=== Data records ===
● ● ● ● ● ● ●

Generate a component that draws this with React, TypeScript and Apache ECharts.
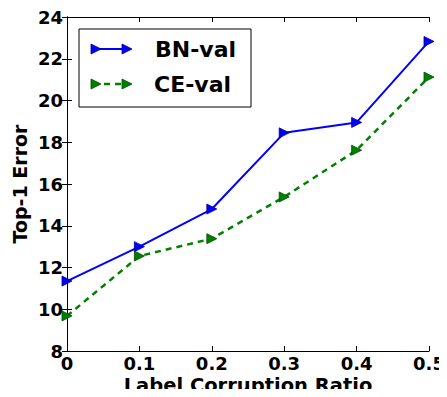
import React, { useEffect, useRef } from "react";
import * as echarts from "echarts";

const ratios = [0, 0.1, 0.2, 0.3, 0.4, 0.5];
const bnVal = [11.35, 13.0, 14.8, 18.45, 18.95, 22.83];
const ceVal = [9.68, 12.55, 13.38, 15.38, 17.62, 21.12];
const xTicks = ["0", "0.1", "0.2", "0.3", "0.4", "0.5"];
const legendNames = ["BN-val", "CE-val"];

const FONT = "DejaVu Sans";

export default function App() {
  const ref = useRef<HTMLDivElement>(null);
  useEffect(() => {
    if (!ref.current) return;
    const chart = echarts.init(ref.current, null, { renderer: "svg" });
    const tickStyle = { show: true, inside: true, length: 5, lineStyle: { color: "#000", width: 1 } };
    const bn = ratios.map((r, i) => [r, bnVal[i]]);
    const ce = ratios.map((r, i) => [r, ceVal[i]]);
    chart.setOption({
      animation: false,
      backgroundColor: "#fff",
      grid: { left: 67, right: 18, top: 17, bottom: 46, outerBoundsMode: "none", containLabel: false },
      xAxis: [
        {
          type: "value",
          min: 0,
          max: 0.5,
          interval: 0.1,
          name: "Label Corruption Ratio",
          nameLocation: "middle",
          nameGap: 27,
          nameMoveOverlap: false,
          nameTextStyle: { fontFamily: FONT, fontWeight: "bold", fontSize: 19.5, lineHeight: 15, color: "#000" },
          axisLine: { show: true, lineStyle: { color: "#000", width: 1 } },
          axisTick: tickStyle,
          splitLine: { show: false },
          axisLabel: {
            fontFamily: FONT,
            fontWeight: "bold",
            fontSize: 18,
            lineHeight: 14,
            color: "#000",
            margin: 5.5,
            formatter: (v: number) => xTicks[Math.round(v * 10)] ?? "",
          },
        },
        {
          type: "value",
          position: "top",
          min: 0,
          max: 0.5,
          interval: 0.1,
          axisLine: { show: true, lineStyle: { color: "#000", width: 1 } },
          axisTick: tickStyle,
          axisLabel: { show: false },
          splitLine: { show: false },
        },
      ],
      yAxis: [
        {
          type: "value",
          min: 8,
          max: 24,
          interval: 2,
          name: "Top-1 Error",
          nameLocation: "middle",
          nameGap: 38,
          nameMoveOverlap: false,
          nameTextStyle: { fontFamily: FONT, fontWeight: "bold", fontSize: 19, color: "#000" },
          axisLine: { show: true, lineStyle: { color: "#000", width: 1 } },
          axisTick: tickStyle,
          splitLine: { show: false },
          axisLabel: { fontFamily: FONT, fontWeight: "bold", fontSize: 18, color: "#000", margin: 4 },
        },
        {
          type: "value",
          position: "right",
          min: 8,
          max: 24,
          interval: 2,
          axisLine: { show: true, lineStyle: { color: "#000", width: 1 } },
          axisTick: tickStyle,
          axisLabel: { show: false },
          splitLine: { show: false },
        },
      ],
      series: [
        {
          name: legendNames[0],
          type: "line",
          data: bn,
          symbol: "triangle",
          symbolSize: 10,
          symbolRotate: -90,
          lineStyle: { color: "#0000ff", width: 2 },
          itemStyle: { color: "#0000ff", borderColor: "#00008b", borderWidth: 0.8 },
          clip: false,
        },
        {
          name: legendNames[1],
          type: "line",
          data: ce,
          symbol: "triangle",
          symbolSize: 10,
          symbolRotate: -90,
          lineStyle: { color: "#008000", width: 2.5, type: [6, 5] },
          itemStyle: { color: "#008000", borderColor: "#004d00", borderWidth: 0.8 },
          clip: false,
        },
      ],
      graphic: [
        {
          type: "rect",
          shape: { x: 79, y: 29, width: 172, height: 78 },
          style: { fill: "#fff", stroke: "#000", lineWidth: 1 },
          z: 100,
        },
        {
          type: "line",
          shape: { x1: 93, y1: 49, x2: 129, y2: 49 },
          style: { stroke: "#0000ff", lineWidth: 2 },
          z: 101,
        },
        {
          type: "polygon",
          shape: { points: [[91, 44], [101, 49], [91, 54]] },
          style: { fill: "#0000ff", stroke: "#00008b", lineWidth: 0.8 },
          z: 102,
        },
        {
          type: "polygon",
          shape: { points: [[122, 44], [132, 49], [122, 54]] },
          style: { fill: "#0000ff", stroke: "#00008b", lineWidth: 0.8 },
          z: 102,
        },
        {
          type: "line",
          shape: { x1: 93, y1: 84, x2: 129, y2: 84 },
          style: { stroke: "#008000", lineWidth: 2.5, lineDash: [6, 5] },
          z: 101,
        },
        {
          type: "polygon",
          shape: { points: [[91, 79], [101, 84], [91, 89]] },
          style: { fill: "#008000", stroke: "#004d00", lineWidth: 0.8 },
          z: 102,
        },
        {
          type: "polygon",
          shape: { points: [[122, 79], [132, 84], [122, 89]] },
          style: { fill: "#008000", stroke: "#004d00", lineWidth: 0.8 },
          z: 102,
        },
        {
          type: "text",
          x: 155,
          y: 49,
          style: {
            text: legendNames[0],
            font: `bold 22px "${FONT}"`,
            fill: "#000",
            verticalAlign: "middle",
          },
          z: 102,
        },
        {
          type: "text",
          x: 154,
          y: 84,
          style: {
            text: legendNames[1],
            font: `bold 22px "${FONT}"`,
            fill: "#000",
            verticalAlign: "middle",
          },
          z: 102,
        },
      ],
    });
    return () => chart.dispose();
  }, []);
  return <div ref={ref} style={{ width: 447, height: 397, margin: -8 }} />;
}
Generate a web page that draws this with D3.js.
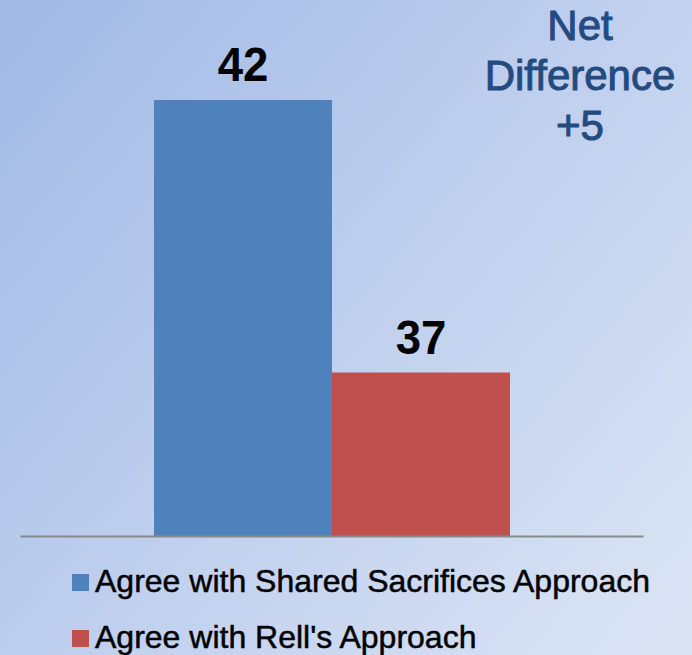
<!DOCTYPE html>
<html>
<head>
<meta charset="utf-8">
<script src="https://cdn.jsdelivr.net/npm/d3@7"></script>
<style>
  html, body { margin: 0; padding: 0; background: #c4d3ee; }
  svg { display: block; }
  text { font-family: "Liberation Sans", Arial, Helvetica, sans-serif; }
</style>
</head>
<body>
<script>
const categories = ["Agree with Shared Sacrifices Approach", "Agree with Rell's Approach"];
const values = [42, 37];
const colors = ["#4f81bd", "#c0504d"];
const noteLines = ["Net", "Difference", "+5"];

const W = 692, H = 655;
const svg = d3.select("body").append("svg").attr("width", W).attr("height", H);

const defs = svg.append("defs");
const grad = defs.append("linearGradient").attr("id", "bg")
  .attr("x1", "0").attr("y1", "0.1").attr("x2", "1").attr("y2", "0.9");
grad.append("stop").attr("offset", "0").attr("stop-color", "#a3bbe6");
grad.append("stop").attr("offset", "0.5").attr("stop-color", "#bfcfee");
grad.append("stop").attr("offset", "1").attr("stop-color", "#d9e3f4");
svg.append("rect").attr("width", W).attr("height", H).attr("fill", "url(#bg)");

const baseY = 536;
const x = d3.scaleBand().domain(categories).range([154, 510]).padding(0);
const y = d3.scaleLinear().domain([34, 42]).range([baseY, 100]);

svg.selectAll("rect.bar").data(categories).enter().append("rect")
  .attr("class", "bar")
  .attr("x", d => x(d))
  .attr("width", x.bandwidth())
  .attr("y", (d, i) => y(values[i]))
  .attr("height", (d, i) => baseY - y(values[i]))
  .attr("fill", (d, i) => colors[i]);

svg.selectAll("text.val").data(categories).enter().append("text")
  .attr("class", "val")
  .attr("transform", (d, i) => `translate(${x(d) + x.bandwidth() / 2},${y(values[i]) - 19}) scale(0.95,1)`)
  .attr("text-anchor", "middle")
  .attr("font-size", 48)
  .attr("font-weight", "bold")
  .attr("fill", "#000")
  .text((d, i) => values[i]);

// axis line
const axisG = svg.append("g").attr("transform", `translate(0,${baseY})`)
  .call(d3.axisBottom(d3.scaleLinear().domain([0, 1]).range([20, 643])).ticks(0).tickSize(0).tickFormat(""));
axisG.select(".domain").attr("stroke", "#8a8a8a").attr("stroke-width", 2);

// note
svg.selectAll("text.note").data(noteLines).enter().append("text")
  .attr("class", "note")
  .attr("x", 580)
  .attr("y", (d, i) => 40 + i * 50)
  .attr("text-anchor", "middle")
  .attr("font-size", 42)
  .attr("fill", "#244b80")
  .attr("stroke", "#244b80").attr("stroke-width", 1)
  .text(d => d);

// legend
const leg = svg.selectAll("g.leg").data(categories).enter().append("g")
  .attr("class", "leg")
  .attr("transform", (d, i) => `translate(72,${574 + i * 56})`);
leg.append("rect").attr("width", 17).attr("height", 17).attr("fill", (d, i) => colors[i]);
leg.append("text").attr("x", 23).attr("y", 18).attr("font-size", 32).attr("fill", "#000")
  .attr("stroke", "#000").attr("stroke-width", 0.5)
  .text(d => d);
</script>
</body>
</html>
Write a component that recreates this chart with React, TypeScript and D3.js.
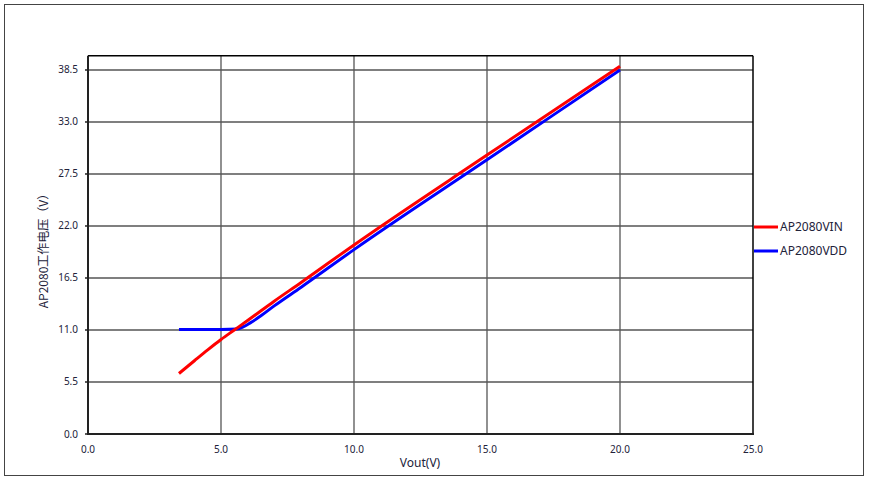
import React from "react";
import * as d3 from "d3";

const xTicks = [0, 5, 10, 15, 20, 25];
const yTicks = [0, 5.5, 11, 16.5, 22, 27.5, 33, 38.5];

const vinX = [3.42, 4.0, 4.5, 5.0, 5.5, 6.0, 7.0, 8.0, 10.0, 15.0, 20.0];
const vinY = [6.4, 7.75, 8.9, 10.0, 11.0, 12.0, 14.05, 16.0, 20.0, 29.5, 38.9];

const vddX = [3.42, 5.0, 5.6, 5.85, 6.1, 6.5, 7.0, 8.0, 10.0, 15.0, 20.0];
const vddY = [11.05, 11.05, 11.1, 11.35, 11.75, 12.5, 13.55, 15.5, 19.5, 29.0, 38.5];

const seriesNames = ["AP2080VIN", "AP2080VDD"];
const seriesColors = ["#ff0000", "#0000ff"];

export default function App() {
  const W = 870, H = 482;
  const x = d3.scaleLinear().domain([0, 25]).range([88, 753]);
  const y = d3.scaleLinear().domain([0, 40]).range([434, 55.8]);
  const line = d3.line<[number, number]>()
    .x((d) => x(d[0]))
    .y((d) => y(d[1]))
    .curve(d3.curveMonotoneX);
  const vin: [number, number][] = vinX.map((v, i) => [v, vinY[i]]);
  const vdd: [number, number][] = vddX.map((v, i) => [v, vddY[i]]);
  const font = "'Noto Sans', 'Open Sans', sans-serif";
  const textColor = "#22223a";
  return (
    <svg width={W} height={H} style={{ position: "absolute", left: 0, top: 0 }} fontFamily={font}>
      <rect x={0} y={0} width={W} height={H} fill="#fff" />
      <rect x={4.5} y={4.5} width={859} height={471} fill="none" stroke="#444" strokeWidth={1} />
      {yTicks.filter((t) => t > 0).map((t) => (
        <line key={"gy" + t} x1={x(0)} x2={x(25)} y1={y(t)} y2={y(t)} stroke="#555" strokeWidth={1.3} />
      ))}
      {xTicks.filter((t) => t > 0 && t < 25).map((t) => (
        <line key={"gx" + t} x1={x(t)} x2={x(t)} y1={y(40)} y2={y(0)} stroke="#555" strokeWidth={1.3} />
      ))}
      <line x1={x(0)} x2={x(25)} y1={y(40)} y2={y(40)} stroke="#000" strokeWidth={1.5} />
      <line x1={x(25)} x2={x(25)} y1={y(40)} y2={y(0)} stroke="#000" strokeWidth={1.5} />
      <line x1={x(0)} x2={x(0)} y1={y(40)} y2={y(0) + 1} stroke="#222" strokeWidth={2} />
      <line x1={x(0) - 1} x2={x(25) + 1} y1={y(0)} y2={y(0)} stroke="#222" strokeWidth={2} />
      {yTicks.map((t) => (
        <g key={"yt" + t}>
          <line x1={x(0) - 3} x2={x(0)} y1={y(t)} y2={y(t)} stroke="#222" strokeWidth={1.5} />
          <text x={78} y={y(t)} dy="0.35em" textAnchor="end" fontSize={10} fill={textColor}>
            {t.toFixed(1)}
          </text>
        </g>
      ))}
      {xTicks.map((t) => (
        <text key={"xt" + t} x={x(t)} y={449} dy="0.35em" textAnchor="middle" fontSize={10} fill={textColor}>
          {t.toFixed(1)}
        </text>
      ))}
      <text x={420} y={463} dy="0.35em" textAnchor="middle" fontSize={12} fill={textColor}>
        Vout(V)
      </text>
      <text
        transform={`translate(44,248) rotate(-90)`}
        textAnchor="middle"
        dy="0.35em"
        fontSize={12}
        fill={textColor}
        fontFamily="'Noto Sans CJK SC', 'Noto Sans', sans-serif"
      >
        AP2080工作电压（V）
      </text>
      <path d={line(vdd) || ""} fill="none" stroke={seriesColors[1]} strokeWidth={3} strokeLinejoin="round" />
      <path d={line(vin) || ""} fill="none" stroke={seriesColors[0]} strokeWidth={3} strokeLinejoin="round" />
      {seriesNames.map((n, i) => (
        <g key={n} transform={`translate(754, ${227 + i * 24})`}>
          <line x1={0} x2={24} y1={0} y2={0} stroke={seriesColors[i]} strokeWidth={3} />
          <text x={26} y={0} dy="0.35em" fontSize={12} fill={textColor}>
            {n}
          </text>
        </g>
      ))}
    </svg>
  );
}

● ● ● ● ● ● ●

=== Brief ===
Select the lines that carry the string "Generate" and copy them.

=== Expected answer ===
Generate a component that draws this with React, TypeScript and Apache ECharts.
Generate a web page that draws this with D3.js.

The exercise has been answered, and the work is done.